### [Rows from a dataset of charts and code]
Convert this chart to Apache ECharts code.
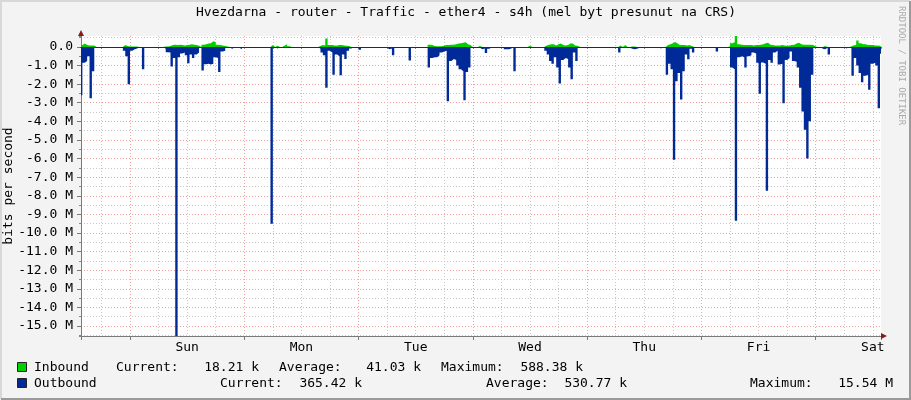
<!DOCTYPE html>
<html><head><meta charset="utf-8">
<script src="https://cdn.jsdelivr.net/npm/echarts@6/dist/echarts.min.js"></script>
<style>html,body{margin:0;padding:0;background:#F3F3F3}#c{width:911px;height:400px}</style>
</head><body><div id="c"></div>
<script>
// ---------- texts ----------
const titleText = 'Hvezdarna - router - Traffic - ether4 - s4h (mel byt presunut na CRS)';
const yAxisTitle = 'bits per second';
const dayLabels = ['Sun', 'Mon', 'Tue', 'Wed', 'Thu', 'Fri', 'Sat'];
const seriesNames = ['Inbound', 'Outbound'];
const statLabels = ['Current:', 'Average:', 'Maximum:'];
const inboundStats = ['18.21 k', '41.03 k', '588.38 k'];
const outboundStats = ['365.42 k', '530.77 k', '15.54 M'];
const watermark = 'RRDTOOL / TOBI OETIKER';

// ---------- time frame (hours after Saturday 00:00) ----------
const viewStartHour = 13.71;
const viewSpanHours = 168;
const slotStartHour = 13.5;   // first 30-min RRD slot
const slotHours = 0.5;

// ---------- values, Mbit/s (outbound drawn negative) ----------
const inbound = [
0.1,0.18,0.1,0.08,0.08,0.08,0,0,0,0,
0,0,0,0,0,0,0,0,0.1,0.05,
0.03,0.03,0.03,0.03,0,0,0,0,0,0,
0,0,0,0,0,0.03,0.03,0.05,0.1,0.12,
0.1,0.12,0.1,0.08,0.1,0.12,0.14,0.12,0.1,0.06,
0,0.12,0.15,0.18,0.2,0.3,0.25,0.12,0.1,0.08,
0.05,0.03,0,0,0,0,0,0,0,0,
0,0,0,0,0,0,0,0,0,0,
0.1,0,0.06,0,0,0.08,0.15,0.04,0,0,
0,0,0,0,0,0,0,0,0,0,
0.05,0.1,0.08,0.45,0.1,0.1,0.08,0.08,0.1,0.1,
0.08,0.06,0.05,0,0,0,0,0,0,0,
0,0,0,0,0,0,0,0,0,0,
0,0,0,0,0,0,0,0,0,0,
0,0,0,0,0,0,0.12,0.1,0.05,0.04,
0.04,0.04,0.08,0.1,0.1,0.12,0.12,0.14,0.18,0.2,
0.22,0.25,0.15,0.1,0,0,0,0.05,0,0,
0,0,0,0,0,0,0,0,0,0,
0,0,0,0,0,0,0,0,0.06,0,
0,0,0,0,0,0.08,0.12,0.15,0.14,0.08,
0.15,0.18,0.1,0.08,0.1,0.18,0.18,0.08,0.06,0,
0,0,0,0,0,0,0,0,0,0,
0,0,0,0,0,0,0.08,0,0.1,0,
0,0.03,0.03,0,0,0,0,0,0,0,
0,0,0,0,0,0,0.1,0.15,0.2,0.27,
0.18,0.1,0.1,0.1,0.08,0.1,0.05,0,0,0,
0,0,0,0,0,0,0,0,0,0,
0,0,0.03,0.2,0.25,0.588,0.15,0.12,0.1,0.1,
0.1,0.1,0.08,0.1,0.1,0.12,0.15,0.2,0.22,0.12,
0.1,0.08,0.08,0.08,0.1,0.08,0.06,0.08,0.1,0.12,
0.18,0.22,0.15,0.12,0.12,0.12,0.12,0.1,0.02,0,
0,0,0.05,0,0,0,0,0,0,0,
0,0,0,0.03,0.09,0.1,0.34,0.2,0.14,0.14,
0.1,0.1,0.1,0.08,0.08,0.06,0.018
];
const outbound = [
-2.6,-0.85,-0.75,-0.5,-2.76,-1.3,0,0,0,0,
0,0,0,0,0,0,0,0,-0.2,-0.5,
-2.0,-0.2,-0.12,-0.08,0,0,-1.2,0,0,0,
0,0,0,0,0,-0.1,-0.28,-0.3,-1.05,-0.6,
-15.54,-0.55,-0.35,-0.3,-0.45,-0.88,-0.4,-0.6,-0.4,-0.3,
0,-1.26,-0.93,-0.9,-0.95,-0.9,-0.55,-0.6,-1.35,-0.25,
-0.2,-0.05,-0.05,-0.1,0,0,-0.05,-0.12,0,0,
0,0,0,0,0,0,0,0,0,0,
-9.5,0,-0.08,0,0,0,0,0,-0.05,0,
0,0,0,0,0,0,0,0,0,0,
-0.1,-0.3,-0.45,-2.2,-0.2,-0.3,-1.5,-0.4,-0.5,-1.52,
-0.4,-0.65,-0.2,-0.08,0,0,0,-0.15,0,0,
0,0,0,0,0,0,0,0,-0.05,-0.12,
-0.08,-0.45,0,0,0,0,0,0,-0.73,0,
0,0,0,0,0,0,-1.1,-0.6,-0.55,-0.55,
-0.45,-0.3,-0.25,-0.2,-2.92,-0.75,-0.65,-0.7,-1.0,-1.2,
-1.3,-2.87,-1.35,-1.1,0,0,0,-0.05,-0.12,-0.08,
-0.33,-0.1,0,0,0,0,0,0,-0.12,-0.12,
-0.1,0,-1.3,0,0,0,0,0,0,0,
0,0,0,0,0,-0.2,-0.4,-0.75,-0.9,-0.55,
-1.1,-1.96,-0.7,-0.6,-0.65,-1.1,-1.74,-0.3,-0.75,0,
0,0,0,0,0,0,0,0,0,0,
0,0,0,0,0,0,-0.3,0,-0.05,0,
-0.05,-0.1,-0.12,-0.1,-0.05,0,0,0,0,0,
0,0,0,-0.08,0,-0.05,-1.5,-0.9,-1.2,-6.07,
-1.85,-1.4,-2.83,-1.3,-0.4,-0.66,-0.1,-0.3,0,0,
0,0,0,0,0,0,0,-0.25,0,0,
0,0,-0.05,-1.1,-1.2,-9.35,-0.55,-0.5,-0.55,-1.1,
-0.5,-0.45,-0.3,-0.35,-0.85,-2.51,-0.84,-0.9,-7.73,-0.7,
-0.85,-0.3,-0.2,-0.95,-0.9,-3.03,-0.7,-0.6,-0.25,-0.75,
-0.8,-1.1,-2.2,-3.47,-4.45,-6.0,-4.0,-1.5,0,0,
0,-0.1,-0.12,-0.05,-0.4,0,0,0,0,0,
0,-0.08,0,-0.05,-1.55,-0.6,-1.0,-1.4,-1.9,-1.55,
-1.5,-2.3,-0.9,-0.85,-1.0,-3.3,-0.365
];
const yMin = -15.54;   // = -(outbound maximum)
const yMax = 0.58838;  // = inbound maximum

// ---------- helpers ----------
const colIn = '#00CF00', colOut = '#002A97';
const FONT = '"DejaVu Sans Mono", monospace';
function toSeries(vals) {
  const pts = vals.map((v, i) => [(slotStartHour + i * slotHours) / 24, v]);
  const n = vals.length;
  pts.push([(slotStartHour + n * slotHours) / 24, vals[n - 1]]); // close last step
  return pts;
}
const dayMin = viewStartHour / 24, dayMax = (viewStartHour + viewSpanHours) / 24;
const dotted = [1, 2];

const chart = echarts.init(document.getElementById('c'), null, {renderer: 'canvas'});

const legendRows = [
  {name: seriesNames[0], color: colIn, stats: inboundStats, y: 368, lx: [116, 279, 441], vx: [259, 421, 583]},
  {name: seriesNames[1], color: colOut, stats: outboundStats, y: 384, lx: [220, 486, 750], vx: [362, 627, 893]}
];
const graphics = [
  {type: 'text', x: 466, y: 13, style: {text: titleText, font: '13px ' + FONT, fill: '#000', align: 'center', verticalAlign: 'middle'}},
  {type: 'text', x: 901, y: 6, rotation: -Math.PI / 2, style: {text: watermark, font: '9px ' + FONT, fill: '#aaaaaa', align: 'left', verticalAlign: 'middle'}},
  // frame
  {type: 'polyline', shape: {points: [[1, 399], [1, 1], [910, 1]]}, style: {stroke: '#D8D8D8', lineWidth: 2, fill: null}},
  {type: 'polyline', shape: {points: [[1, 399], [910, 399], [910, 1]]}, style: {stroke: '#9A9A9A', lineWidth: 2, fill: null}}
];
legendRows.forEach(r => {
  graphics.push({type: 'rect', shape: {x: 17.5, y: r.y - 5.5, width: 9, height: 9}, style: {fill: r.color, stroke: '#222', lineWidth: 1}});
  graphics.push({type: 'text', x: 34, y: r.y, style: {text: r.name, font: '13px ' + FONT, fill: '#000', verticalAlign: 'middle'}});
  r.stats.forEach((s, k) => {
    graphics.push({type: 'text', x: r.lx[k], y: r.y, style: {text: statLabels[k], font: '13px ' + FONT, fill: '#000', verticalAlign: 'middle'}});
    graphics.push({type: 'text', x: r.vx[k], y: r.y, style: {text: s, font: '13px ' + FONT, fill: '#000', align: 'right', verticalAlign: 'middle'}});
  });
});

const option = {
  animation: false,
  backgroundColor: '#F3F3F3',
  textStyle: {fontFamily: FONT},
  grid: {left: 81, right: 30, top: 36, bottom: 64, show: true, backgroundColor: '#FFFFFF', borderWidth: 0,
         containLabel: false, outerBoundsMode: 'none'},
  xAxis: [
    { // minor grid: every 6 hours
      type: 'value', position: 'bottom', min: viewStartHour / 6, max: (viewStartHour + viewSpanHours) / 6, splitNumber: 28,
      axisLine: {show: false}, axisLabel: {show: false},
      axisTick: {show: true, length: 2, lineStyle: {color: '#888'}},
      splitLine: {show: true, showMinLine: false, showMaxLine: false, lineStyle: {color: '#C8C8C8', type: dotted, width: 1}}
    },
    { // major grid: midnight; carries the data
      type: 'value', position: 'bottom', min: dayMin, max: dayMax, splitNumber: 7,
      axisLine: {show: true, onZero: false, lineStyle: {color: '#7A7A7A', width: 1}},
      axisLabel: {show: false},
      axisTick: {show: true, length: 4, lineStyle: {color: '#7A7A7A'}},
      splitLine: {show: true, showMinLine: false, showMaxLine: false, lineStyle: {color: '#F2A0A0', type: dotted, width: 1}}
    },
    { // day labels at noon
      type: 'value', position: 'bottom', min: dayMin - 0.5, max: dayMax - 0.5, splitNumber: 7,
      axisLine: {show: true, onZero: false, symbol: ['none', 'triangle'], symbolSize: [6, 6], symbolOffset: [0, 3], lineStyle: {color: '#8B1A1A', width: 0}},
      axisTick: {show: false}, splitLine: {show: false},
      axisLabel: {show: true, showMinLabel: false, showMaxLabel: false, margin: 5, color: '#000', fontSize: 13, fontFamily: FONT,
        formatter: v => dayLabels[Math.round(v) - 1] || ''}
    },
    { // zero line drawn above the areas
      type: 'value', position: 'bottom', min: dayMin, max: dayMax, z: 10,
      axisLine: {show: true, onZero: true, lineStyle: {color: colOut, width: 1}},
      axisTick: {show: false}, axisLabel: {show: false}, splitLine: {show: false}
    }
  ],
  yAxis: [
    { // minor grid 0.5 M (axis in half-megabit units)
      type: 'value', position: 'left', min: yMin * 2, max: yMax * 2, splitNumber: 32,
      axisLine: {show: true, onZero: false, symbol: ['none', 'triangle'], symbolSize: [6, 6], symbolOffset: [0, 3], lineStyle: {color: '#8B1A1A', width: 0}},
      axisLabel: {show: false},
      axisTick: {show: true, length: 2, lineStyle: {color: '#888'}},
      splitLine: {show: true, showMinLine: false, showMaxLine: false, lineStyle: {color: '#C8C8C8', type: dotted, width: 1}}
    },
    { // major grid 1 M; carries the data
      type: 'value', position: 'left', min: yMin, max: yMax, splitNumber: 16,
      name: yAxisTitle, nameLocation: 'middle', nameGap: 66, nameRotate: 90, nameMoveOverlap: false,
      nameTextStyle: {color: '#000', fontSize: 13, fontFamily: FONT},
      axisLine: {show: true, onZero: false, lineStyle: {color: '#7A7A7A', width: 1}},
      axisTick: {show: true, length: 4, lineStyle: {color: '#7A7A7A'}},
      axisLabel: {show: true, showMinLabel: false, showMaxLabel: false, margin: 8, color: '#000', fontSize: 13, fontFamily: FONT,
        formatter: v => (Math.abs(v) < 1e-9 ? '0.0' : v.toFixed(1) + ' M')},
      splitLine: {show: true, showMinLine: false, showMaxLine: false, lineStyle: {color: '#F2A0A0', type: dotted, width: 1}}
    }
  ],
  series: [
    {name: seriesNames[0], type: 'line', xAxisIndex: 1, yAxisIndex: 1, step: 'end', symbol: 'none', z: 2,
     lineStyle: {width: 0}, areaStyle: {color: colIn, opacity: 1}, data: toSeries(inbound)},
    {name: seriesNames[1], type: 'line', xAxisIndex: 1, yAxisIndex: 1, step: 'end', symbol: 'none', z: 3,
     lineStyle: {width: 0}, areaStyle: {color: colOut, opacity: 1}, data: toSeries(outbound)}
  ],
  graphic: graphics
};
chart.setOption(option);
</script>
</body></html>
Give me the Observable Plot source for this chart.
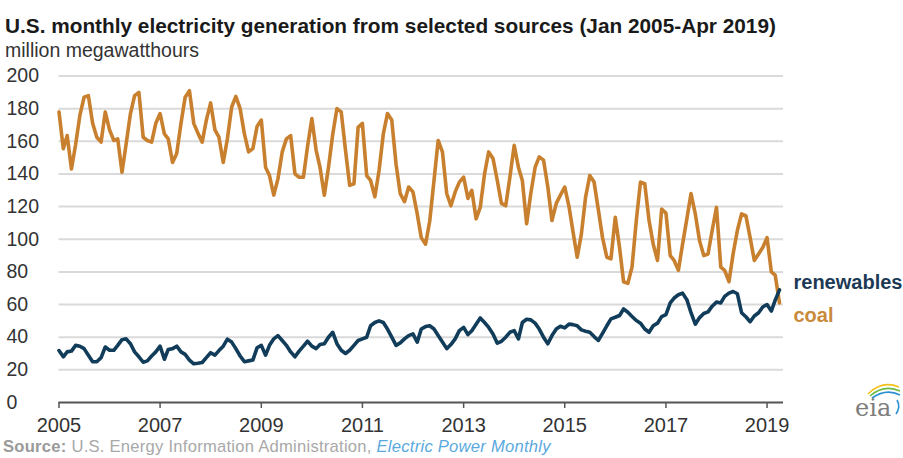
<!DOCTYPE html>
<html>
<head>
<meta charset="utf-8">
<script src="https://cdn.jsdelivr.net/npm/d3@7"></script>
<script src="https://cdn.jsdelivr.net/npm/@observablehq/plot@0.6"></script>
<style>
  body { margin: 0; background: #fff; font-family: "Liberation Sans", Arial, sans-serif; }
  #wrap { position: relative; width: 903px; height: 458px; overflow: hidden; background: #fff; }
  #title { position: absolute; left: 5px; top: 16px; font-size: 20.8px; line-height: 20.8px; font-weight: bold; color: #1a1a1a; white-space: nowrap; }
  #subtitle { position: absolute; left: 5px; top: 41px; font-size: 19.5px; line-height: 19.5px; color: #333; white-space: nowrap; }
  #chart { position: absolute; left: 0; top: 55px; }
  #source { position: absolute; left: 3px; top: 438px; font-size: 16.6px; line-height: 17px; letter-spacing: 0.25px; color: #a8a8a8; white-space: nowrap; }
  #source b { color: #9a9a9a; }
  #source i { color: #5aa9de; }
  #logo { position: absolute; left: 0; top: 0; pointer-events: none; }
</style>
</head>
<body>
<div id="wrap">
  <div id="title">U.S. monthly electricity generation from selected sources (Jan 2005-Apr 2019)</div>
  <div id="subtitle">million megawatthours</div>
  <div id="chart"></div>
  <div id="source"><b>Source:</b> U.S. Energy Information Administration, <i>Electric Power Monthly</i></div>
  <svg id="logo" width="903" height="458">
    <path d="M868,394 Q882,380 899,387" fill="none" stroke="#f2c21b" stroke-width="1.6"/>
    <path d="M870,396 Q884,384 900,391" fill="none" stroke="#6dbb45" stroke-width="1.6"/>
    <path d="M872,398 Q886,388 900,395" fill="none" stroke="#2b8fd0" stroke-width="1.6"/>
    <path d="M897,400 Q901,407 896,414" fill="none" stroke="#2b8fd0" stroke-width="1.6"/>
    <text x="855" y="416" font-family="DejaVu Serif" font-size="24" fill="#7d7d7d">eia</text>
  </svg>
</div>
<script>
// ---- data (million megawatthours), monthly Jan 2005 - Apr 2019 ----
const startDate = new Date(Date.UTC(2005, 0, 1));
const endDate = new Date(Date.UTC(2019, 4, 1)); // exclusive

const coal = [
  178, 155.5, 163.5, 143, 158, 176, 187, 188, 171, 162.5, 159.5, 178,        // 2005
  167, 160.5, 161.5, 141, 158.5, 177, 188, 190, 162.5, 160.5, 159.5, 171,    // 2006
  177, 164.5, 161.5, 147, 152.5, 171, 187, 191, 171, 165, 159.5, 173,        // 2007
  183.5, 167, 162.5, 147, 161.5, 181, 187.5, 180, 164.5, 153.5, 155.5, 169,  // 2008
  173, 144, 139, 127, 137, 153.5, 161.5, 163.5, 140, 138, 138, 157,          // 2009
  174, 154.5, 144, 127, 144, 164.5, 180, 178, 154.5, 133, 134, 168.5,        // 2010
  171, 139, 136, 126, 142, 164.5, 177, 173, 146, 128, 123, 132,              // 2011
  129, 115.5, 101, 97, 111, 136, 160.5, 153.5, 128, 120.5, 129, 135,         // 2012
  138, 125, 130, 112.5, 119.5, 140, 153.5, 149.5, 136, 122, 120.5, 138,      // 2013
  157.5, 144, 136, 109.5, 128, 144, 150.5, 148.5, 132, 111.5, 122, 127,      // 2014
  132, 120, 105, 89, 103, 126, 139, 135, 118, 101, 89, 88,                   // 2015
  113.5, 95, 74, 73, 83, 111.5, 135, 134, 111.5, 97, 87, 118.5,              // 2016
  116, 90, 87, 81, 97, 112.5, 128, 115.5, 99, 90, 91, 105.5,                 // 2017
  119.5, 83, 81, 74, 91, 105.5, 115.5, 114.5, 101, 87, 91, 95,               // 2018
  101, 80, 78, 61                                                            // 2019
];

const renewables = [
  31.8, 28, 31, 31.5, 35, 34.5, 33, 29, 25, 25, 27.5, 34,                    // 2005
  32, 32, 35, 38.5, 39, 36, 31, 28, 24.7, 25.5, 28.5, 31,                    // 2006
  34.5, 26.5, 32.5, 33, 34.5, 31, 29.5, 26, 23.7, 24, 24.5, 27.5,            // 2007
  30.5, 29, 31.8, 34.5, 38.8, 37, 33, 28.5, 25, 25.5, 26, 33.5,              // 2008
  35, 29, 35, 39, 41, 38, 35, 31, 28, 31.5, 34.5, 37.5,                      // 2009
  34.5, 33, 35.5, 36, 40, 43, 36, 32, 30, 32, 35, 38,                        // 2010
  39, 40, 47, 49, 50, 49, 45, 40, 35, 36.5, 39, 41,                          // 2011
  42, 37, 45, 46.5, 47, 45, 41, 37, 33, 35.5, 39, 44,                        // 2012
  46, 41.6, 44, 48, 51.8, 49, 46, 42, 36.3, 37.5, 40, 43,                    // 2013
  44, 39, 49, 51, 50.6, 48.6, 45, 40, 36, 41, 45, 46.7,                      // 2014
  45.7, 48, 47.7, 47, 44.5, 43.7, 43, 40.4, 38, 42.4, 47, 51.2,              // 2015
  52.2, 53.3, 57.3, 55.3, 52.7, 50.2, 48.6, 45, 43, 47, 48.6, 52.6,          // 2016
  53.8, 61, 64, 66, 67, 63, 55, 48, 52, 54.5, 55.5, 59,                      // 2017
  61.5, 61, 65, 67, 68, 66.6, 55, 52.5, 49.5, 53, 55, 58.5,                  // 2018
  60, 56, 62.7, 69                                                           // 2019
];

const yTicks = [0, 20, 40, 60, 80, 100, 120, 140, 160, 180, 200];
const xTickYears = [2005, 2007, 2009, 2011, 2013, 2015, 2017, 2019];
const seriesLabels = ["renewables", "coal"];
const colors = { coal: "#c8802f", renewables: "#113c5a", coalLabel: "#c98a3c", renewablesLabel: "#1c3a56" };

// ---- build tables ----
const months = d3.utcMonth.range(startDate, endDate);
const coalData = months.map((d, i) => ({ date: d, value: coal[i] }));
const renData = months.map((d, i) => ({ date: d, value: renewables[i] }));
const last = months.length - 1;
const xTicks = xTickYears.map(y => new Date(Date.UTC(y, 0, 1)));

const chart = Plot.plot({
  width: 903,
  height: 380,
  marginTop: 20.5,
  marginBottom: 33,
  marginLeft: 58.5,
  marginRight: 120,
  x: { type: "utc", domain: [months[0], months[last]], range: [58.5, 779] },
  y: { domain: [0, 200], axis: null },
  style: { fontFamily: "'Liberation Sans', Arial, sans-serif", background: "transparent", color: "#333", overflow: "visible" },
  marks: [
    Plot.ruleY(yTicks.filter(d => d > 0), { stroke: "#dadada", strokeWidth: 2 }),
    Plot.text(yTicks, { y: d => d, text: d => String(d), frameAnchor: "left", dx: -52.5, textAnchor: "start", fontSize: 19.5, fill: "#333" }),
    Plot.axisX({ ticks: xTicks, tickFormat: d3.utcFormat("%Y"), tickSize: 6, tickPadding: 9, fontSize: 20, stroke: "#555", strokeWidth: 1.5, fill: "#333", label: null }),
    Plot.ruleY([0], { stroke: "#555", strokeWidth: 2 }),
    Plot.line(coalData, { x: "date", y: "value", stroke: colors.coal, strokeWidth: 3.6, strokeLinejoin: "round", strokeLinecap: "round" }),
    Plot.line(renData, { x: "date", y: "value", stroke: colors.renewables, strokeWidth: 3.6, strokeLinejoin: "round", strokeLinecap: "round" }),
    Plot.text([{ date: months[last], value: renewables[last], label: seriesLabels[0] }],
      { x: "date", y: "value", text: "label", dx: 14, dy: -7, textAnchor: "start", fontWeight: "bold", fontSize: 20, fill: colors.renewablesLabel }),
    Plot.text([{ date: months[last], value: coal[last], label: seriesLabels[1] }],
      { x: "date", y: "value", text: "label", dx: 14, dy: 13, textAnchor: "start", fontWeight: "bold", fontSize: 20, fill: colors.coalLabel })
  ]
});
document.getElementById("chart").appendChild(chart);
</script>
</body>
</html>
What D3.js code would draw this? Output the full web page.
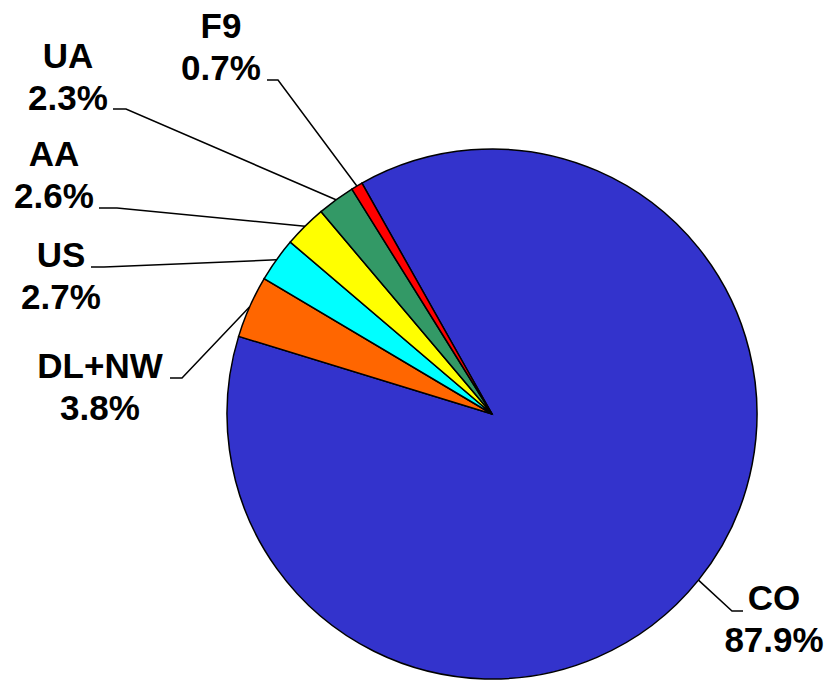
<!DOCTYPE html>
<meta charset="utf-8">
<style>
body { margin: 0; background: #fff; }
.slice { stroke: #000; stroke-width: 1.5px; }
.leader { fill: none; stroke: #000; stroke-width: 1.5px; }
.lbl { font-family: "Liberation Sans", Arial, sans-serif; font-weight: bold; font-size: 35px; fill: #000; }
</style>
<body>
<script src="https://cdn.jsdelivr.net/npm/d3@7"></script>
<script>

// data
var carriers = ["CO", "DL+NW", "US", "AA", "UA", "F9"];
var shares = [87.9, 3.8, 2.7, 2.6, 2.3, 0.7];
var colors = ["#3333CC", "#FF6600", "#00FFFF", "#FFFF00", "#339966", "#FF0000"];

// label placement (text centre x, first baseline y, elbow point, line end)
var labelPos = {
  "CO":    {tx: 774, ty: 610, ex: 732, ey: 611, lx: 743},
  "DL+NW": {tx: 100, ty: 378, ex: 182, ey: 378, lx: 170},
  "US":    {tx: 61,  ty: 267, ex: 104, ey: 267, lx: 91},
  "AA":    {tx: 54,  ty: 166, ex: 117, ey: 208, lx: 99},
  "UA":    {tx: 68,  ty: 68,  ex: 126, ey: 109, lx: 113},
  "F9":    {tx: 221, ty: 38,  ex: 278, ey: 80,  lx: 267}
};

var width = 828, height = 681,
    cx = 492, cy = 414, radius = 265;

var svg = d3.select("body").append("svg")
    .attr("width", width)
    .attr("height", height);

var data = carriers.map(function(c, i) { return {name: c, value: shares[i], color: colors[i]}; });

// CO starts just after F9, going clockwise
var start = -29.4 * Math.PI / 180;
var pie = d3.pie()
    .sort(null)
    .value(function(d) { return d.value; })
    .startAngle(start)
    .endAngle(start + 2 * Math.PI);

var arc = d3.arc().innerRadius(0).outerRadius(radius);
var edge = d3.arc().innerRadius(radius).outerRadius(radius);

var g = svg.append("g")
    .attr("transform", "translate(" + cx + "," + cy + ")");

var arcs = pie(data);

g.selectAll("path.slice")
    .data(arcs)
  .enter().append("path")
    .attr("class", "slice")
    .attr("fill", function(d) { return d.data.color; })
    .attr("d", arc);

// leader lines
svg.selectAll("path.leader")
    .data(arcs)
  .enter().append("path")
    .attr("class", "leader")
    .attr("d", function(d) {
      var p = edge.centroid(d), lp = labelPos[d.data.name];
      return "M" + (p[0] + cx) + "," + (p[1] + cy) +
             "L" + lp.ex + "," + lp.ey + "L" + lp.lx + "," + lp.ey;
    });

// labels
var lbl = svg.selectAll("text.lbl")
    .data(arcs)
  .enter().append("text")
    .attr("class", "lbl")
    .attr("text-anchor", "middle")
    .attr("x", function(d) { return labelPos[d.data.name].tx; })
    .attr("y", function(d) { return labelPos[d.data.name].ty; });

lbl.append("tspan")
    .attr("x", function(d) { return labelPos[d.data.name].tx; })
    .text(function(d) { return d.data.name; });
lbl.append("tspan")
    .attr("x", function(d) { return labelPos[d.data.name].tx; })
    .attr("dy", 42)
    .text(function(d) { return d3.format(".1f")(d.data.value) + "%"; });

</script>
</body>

### [What to do]
Repeat only the lines from the beginning of the material through the line containing "const slotHours = 0.5;", both ends kept, leaving pictures out.

### [Task output]
Convert this chart to Apache ECharts code.
<!DOCTYPE html>
<html><head><meta charset="utf-8">
<script src="https://cdn.jsdelivr.net/npm/echarts@6/dist/echarts.min.js"></script>
<style>html,body{margin:0;padding:0;background:#F3F3F3}#c{width:911px;height:400px}</style>
</head><body><div id="c"></div>
<script>
// ---------- texts ----------
const titleText = 'Hvezdarna - router - Traffic - ether4 - s4h (mel byt presunut na CRS)';
const yAxisTitle = 'bits per second';
const dayLabels = ['Sun', 'Mon', 'Tue', 'Wed', 'Thu', 'Fri', 'Sat'];
const seriesNames = ['Inbound', 'Outbound'];
const statLabels = ['Current:', 'Average:', 'Maximum:'];
const inboundStats = ['18.21 k', '41.03 k', '588.38 k'];
const outboundStats = ['365.42 k', '530.77 k', '15.54 M'];
const watermark = 'RRDTOOL / TOBI OETIKER';

// ---------- time frame (hours after Saturday 00:00) ----------
const viewStartHour = 13.71;
const viewSpanHours = 168;
const slotStartHour = 13.5;   // first 30-min RRD slot
const slotHours = 0.5;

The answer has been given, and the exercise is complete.